◆ **Direction**
Each line from the start of the records below through the line that contains "(s13) at (731,726)" should be printed exactly. Pictures are omitted.

◆ **Provided material**
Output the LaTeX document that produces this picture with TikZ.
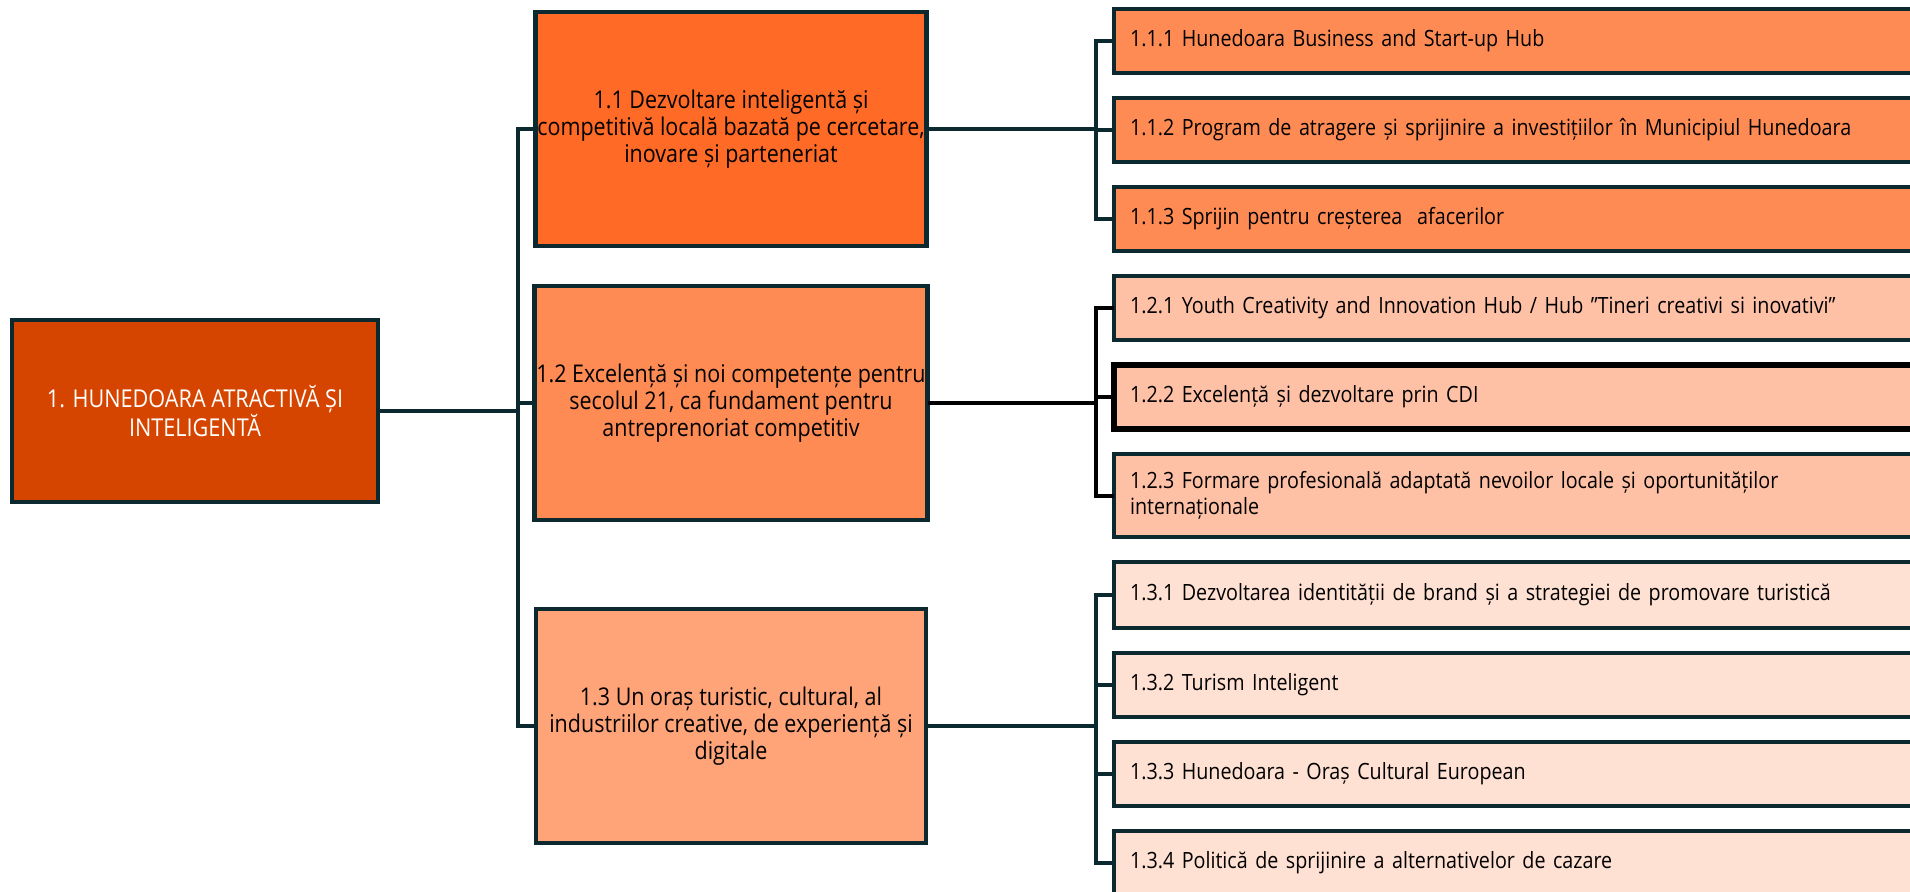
\documentclass[tikz,border=0pt]{standalone}
\usepackage{fontspec}
\setmainfont{Open Sans}[FakeStretch=0.88]
\usetikzlibrary{positioning}
\definecolor{edge}{RGB}{11,41,46}
\definecolor{rootc}{RGB}{214,69,0}
\definecolor{goalA}{RGB}{255,106,38}
\definecolor{goalB}{RGB}{255,139,84}
\definecolor{goalC}{RGB}{255,164,121}
\definecolor{leafB}{RGB}{255,193,166}
\definecolor{leafC}{RGB}{255,225,211}

\begin{document}
\begin{tikzpicture}[x=0.5pt,y=-0.5pt,node distance=12.5pt,
  box/.style={draw=edge,line width=2.3pt,inner sep=1pt,outer sep=0pt},
  goal/.style={box,align=center,minimum width=195pt,minimum height=117pt,font=\fontsize{12.2}{13.4}\selectfont},
  leaf/.style={box,align=left,text width=394pt,inner xsep=8pt,minimum height=32pt,font=\fontsize{11.2}{12.8}\selectfont},
  link/.style={draw=edge,line width=2pt}]
\useasboundingbox (0,0) rectangle (1910,891);
\coordinate (trunk) at (518,0);
\coordinate (branch) at (1096,0);

\node[box,fill=rootc,text=white,align=center,minimum width=183pt,minimum height=91pt,font=\fontsize{12.3}{14.6}\selectfont] (root) at (195,411) {1. HUNEDOARA ATRACTIVĂ ȘI\\INTELIGENTĂ};

\node[goal,fill=goalA] (s11) at (731,129) {1.1 Dezvoltare inteligentă și\\competitivă locală bazată pe cercetare,\\inovare și parteneriat};
\node[goal,fill=goalB] (s12) at (731,403) {1.2 Excelență și noi competențe pentru\\secolul 21, ca fundament pentru\\antreprenoriat competitiv};
\node[goal,fill=goalC] (s13) at (731,726) {1.3 Un oraș turistic, cultural, al\\industriilor creative, de experiență și\\digitale};

% actions
\node[leaf,fill=goalB,anchor=north west] (c111) at (1114,9) {1.1.1 Hunedoara Business and Start-up Hub};
\node[leaf,fill=goalB,below=of c111] (c112) {1.1.2 Program de atragere și sprijinire a investițiilor în Municipiul Hunedoara};
\node[leaf,fill=goalB,below=of c112] (c113) {1.1.3 Sprijin pentru creșterea\ \ afacerilor};
\node[leaf,fill=leafB,below=of c113] (c121) {1.2.1 Youth Creativity and Innovation Hub / Hub ”Tineri creativi si inovativi”};
\node[leaf,fill=leafB,draw=black,line width=2.8pt,below=of c121] (c122) {1.2.2 Excelență și dezvoltare prin CDI};
\node[leaf,fill=leafB,minimum height=41.5pt,below=of c122] (c123) {1.2.3 Formare profesională adaptată nevoilor locale și oportunităților\\internaționale};
\node[leaf,fill=leafC,minimum height=33pt,below=of c123] (c131) {1.3.1 Dezvoltarea identității de brand și a strategiei de promovare turistică};
\node[leaf,fill=leafC,below=of c131] (c132) {1.3.2 Turism Inteligent};
\node[leaf,fill=leafC,below=of c132] (c133) {1.3.3 Hunedoara - Oraș Cultural European};
\node[leaf,fill=leafC,below=of c133] (c134) {1.3.4 Politică de sprijinire a alternativelor de cazare};

% root to goals
\draw[link] (root.east) -- (root.east -| trunk);
\draw[link] (s11.west) -- (s11.west -| trunk) -- (s13.west -| trunk) -- (s13.west);
\draw[link] (s12.west -| trunk) -- (s12.west);

% goals to actions
\draw[link] (s11.east) -- (s11.east -| branch);
\draw[link] (c111.west) -- (c111.west -| branch) -- (c113.west -| branch) -- (c113.west);
\draw[link] (c112.west -| branch) -- (c112.west);
\draw[link,draw=black] (s12.east) -- (s12.east -| branch);
\draw[link,draw=black] (c121.west) -- (c121.west -| branch) -- (c123.west -| branch) -- (c123.west);
\draw[link,draw=black] (c122.west -| branch) -- (c122.west);
\draw[link] (s13.east) -- (s13.east -| branch);
\draw[link] (c131.west) -- (c131.west -| branch) -- (c134.west -| branch) -- (c134.west);
\foreach \n in {c132,c133}
  \draw[link] (\n.west -| branch) -- (\n.west);
\end{tikzpicture}
\end{document}
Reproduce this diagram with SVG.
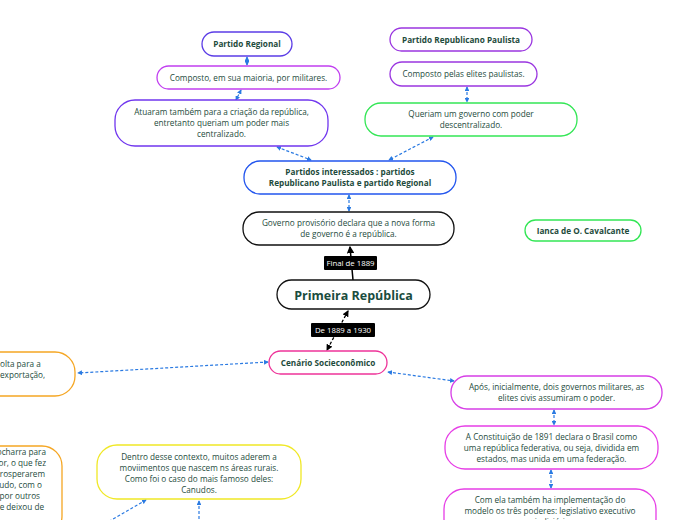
<svg xmlns="http://www.w3.org/2000/svg" width="696" height="520" viewBox="0 0 696 520">
<defs>
<marker id="ab" viewBox="0 0 6 6" refX="5" refY="3" markerWidth="4" markerHeight="4" orient="auto-start-reverse"><path d="M0,0 L6,3 L0,6 z" fill="#2a7ae2"/></marker>
<marker id="ak" viewBox="0 0 6 6" refX="5" refY="3" markerWidth="5" markerHeight="5" orient="auto-start-reverse"><path d="M0,0 L6,3 L0,6 z" fill="#000"/></marker>
</defs>
<style>
.n{fill:#fff;stroke-width:1.3}
.t{font-family:"Open Sans","Noto Sans",sans-serif;font-size:8.2px;fill:#1e4b3c;text-anchor:middle}
.b{font-weight:bold}
.c{fill:none;stroke:#2a7ae2;stroke-width:1.2;stroke-dasharray:3,2;marker-start:url(#ab);marker-end:url(#ab)}
.lb{fill:#000}
.lt{font-family:"Open Sans","Noto Sans",sans-serif;font-size:7.8px;fill:#fff;text-anchor:middle}
</style>
<rect width="696" height="520" fill="#fff"/>
<g id="connectors">
<line class="c" x1="247" y1="57" x2="247" y2="65"/>
<line class="c" x1="241" y1="90" x2="236" y2="100"/>
<line class="c" x1="277" y1="147" x2="311" y2="160"/>
<line class="c" x1="467" y1="87" x2="467" y2="102"/>
<line class="c" x1="433" y1="137" x2="389" y2="160"/>
<line class="c" x1="349" y1="195" x2="349" y2="211"/>
<line x1="353" y1="280" x2="350" y2="247" stroke="#000" stroke-width="1.5" marker-end="url(#ak)"/>
<line x1="348" y1="311" x2="327" y2="350" stroke="#000" stroke-width="1.3" stroke-dasharray="3,2" marker-start="url(#ak)" marker-end="url(#ak)"/>
<line class="c" x1="268" y1="362" x2="78" y2="373"/>
<line class="c" x1="388" y1="372" x2="454" y2="381"/>
<line class="c" x1="554" y1="410" x2="554" y2="425"/>
<line class="c" x1="551" y1="470" x2="551" y2="488"/>
<line x1="146" y1="500" x2="108" y2="522" stroke="#2a7ae2" stroke-width="1.2" stroke-dasharray="3,2" marker-start="url(#ab)"/>
<line x1="199" y1="501" x2="199" y2="522" stroke="#2a7ae2" stroke-width="1.2" stroke-dasharray="3,2" marker-start="url(#ab)"/>
<rect class="lb" x="324" y="256" width="53" height="14" rx="1"/>
<text class="lt" x="350.5" y="266">Final de 1889</text>
<rect class="lb" x="311" y="323" width="64" height="14" rx="1"/>
<text class="lt" x="343" y="333">De 1889 a 1930</text>
</g>
<g id="n-partido-regional"><rect class="n" x="202" y="32" width="90" height="24" rx="12" stroke="#5b3ce6"/><text class="t b" x="247" y="47">Partido Regional</text></g>
<g id="n-composto-militares"><rect class="n" x="157" y="66" width="183" height="23" rx="11.5" stroke="#c13ff0"/><text class="t" x="248.5" y="80.5">Composto, em sua maioria, por militares.</text></g>
<g id="n-atuaram"><rect class="n" x="115" y="100" width="213" height="46" rx="20" stroke="#7036ee"/><text class="t" x="221.5" y="115">Atuaram também para a criação da república,</text><text class="t" x="221.5" y="126">entretanto queriam um poder mais</text><text class="t" x="221.5" y="137">centralizado.</text></g>
<g id="n-prp"><rect class="n" x="390" y="28" width="142" height="23" rx="11.5" stroke="#9a36e0"/><text class="t b" x="461" y="42.5">Partido Republicano Paulista</text></g>
<g id="n-composto-elites"><rect class="n" x="390" y="62" width="147" height="24" rx="12" stroke="#9a36e0"/><text class="t" x="463.5" y="77">Composto pelas elites paulistas.</text></g>
<g id="n-queriam"><rect class="n" x="365" y="103" width="212" height="33" rx="16" stroke="#33e655"/><text class="t" x="471" y="117">Queriam um governo com poder</text><text class="t" x="471" y="128">descentralizado.</text></g>
<g id="n-partidos"><rect class="n" x="244" y="161" width="212" height="33" rx="16" stroke="#2255ee"/><text class="t b" x="350" y="175">Partidos interessados : partidos</text><text class="t b" x="350" y="186">Republicano Paulista e partido Regional</text></g>
<g id="n-governo"><rect class="n" x="243" y="212" width="211" height="33" rx="16" stroke="#111"/><text class="t" x="348.5" y="226">Governo provisório declara que a nova forma</text><text class="t" x="348.5" y="237">de governo é a república.</text></g>
<g id="n-primeira"><rect class="n" x="277" y="280" width="153" height="29" rx="14.5" stroke="#111"/><text class="t b" x="353.5" y="299.5" style="font-size:12.5px;fill:#1a4d3e">Primeira República</text></g>
<g id="n-cenario"><rect class="n" x="269" y="351" width="118" height="23" rx="11.5" stroke="#ee3399"/><text class="t b" x="328" y="365.5">Cenário Socieconômico</text></g>
<g id="n-left-orange"><rect class="n" x="-60" y="352" width="135" height="44" rx="20" stroke="#f5a623"/><text class="t" x="0" y="367" style="text-anchor:start">olta para a</text><text class="t" x="0" y="378" style="text-anchor:start">exportação,</text></g>
<g id="n-bottom-orange"><rect class="n" x="-140" y="446" width="202" height="90" rx="20" stroke="#f5a623"/>
<text class="t" x="46" y="455" style="text-anchor:end">ocharra para</text>
<text class="t" x="46" y="466" style="text-anchor:end">or, o que fez</text>
<text class="t" x="45" y="477" style="text-anchor:end">rosperarem</text>
<text class="t" x="42" y="488" style="text-anchor:end">udo, com o</text>
<text class="t" x="40" y="499" style="text-anchor:end">por outros</text>
<text class="t" x="44" y="510" style="text-anchor:end">e deixou de</text>
</g>
<g id="n-yellow"><rect class="n" x="97" y="445" width="204" height="54" rx="20" stroke="#f0e826"/><text class="t" x="199" y="460">Dentro desse contexto, muitos aderem a</text><text class="t" x="199" y="471">moviimentos que nascem ns áreas rurais.</text><text class="t" x="199" y="482">Como foi o caso do mais famoso deles:</text><text class="t" x="199" y="493">Canudos.</text></g>
<g id="n-apos"><rect class="n" x="451" y="376" width="211" height="33" rx="16" stroke="#d63ee6"/><text class="t" x="556.5" y="390">Após, inicialmente, dois governos militares, as</text><text class="t" x="556.5" y="401">elites civis assumiram o poder.</text></g>
<g id="n-constituicao"><rect class="n" x="445" y="426" width="213" height="43" rx="20" stroke="#e63ee6"/><text class="t" x="551.5" y="440">A Constituição de 1891 declara o Brasil como</text><text class="t" x="551.5" y="451">uma república federativa, ou seja, dividida em</text><text class="t" x="551.5" y="462">estados, mas unida em uma federação.</text></g>
<g id="n-com-ela"><rect class="n" x="444" y="489" width="212" height="50" rx="20" stroke="#e63ee6"/><text class="t" x="550" y="503">Com ela também ha implementação do</text><text class="t" x="550" y="514">modelo os três poderes: legislativo executivo</text><text class="t" x="550" y="525">e judiciário.</text></g>
<g id="n-ianca"><rect class="n" x="525" y="220" width="116" height="21" rx="10.5" stroke="#33e655"/><text class="t b" x="583" y="233.5">Ianca de O. Cavalcante</text></g>
</svg>
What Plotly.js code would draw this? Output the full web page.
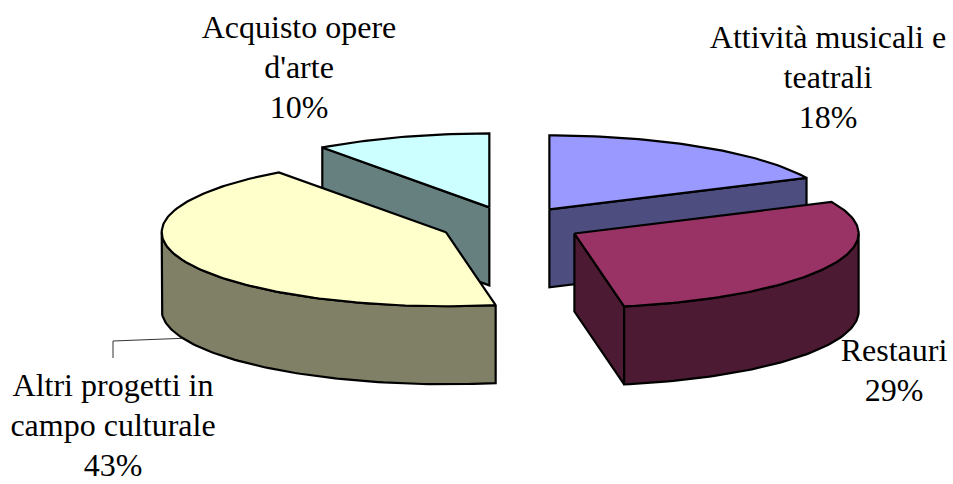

◆ **The answer**
Output the LaTeX document that produces this picture with TikZ.
\documentclass[tikz,border=0pt]{standalone}
\usepackage{fontspec}
\setmainfont{Open Sans}[FakeStretch=0.88]
\usetikzlibrary{positioning}
\definecolor{edge}{RGB}{11,41,46}
\definecolor{rootc}{RGB}{214,69,0}
\definecolor{goalA}{RGB}{255,106,38}
\definecolor{goalB}{RGB}{255,139,84}
\definecolor{goalC}{RGB}{255,164,121}
\definecolor{leafB}{RGB}{255,193,166}
\definecolor{leafC}{RGB}{255,225,211}

\begin{document}
\begin{tikzpicture}[x=0.5pt,y=-0.5pt,node distance=12.5pt,
  box/.style={draw=edge,line width=2.3pt,inner sep=1pt,outer sep=0pt},
  goal/.style={box,align=center,minimum width=195pt,minimum height=117pt,font=\fontsize{12.2}{13.4}\selectfont},
  leaf/.style={box,align=left,text width=394pt,inner xsep=8pt,minimum height=32pt,font=\fontsize{11.2}{12.8}\selectfont},
  link/.style={draw=edge,line width=2pt}]
\useasboundingbox (0,0) rectangle (1910,891);
\coordinate (trunk) at (518,0);
\coordinate (branch) at (1096,0);

\node[box,fill=rootc,text=white,align=center,minimum width=183pt,minimum height=91pt,font=\fontsize{12.3}{14.6}\selectfont] (root) at (195,411) {1. HUNEDOARA ATRACTIVĂ ȘI\\INTELIGENTĂ};

\node[goal,fill=goalA] (s11) at (731,129) {1.1 Dezvoltare inteligentă și\\competitivă locală bazată pe cercetare,\\inovare și parteneriat};
\node[goal,fill=goalB] (s12) at (731,403) {1.2 Excelență și noi competențe pentru\\secolul 21, ca fundament pentru\\antreprenoriat competitiv};
\node[goal,fill=goalC] (s13) at (731,726) {1.3 Un oraș turistic, cultural, al\\industriilor creative, de experiență și\\digitale};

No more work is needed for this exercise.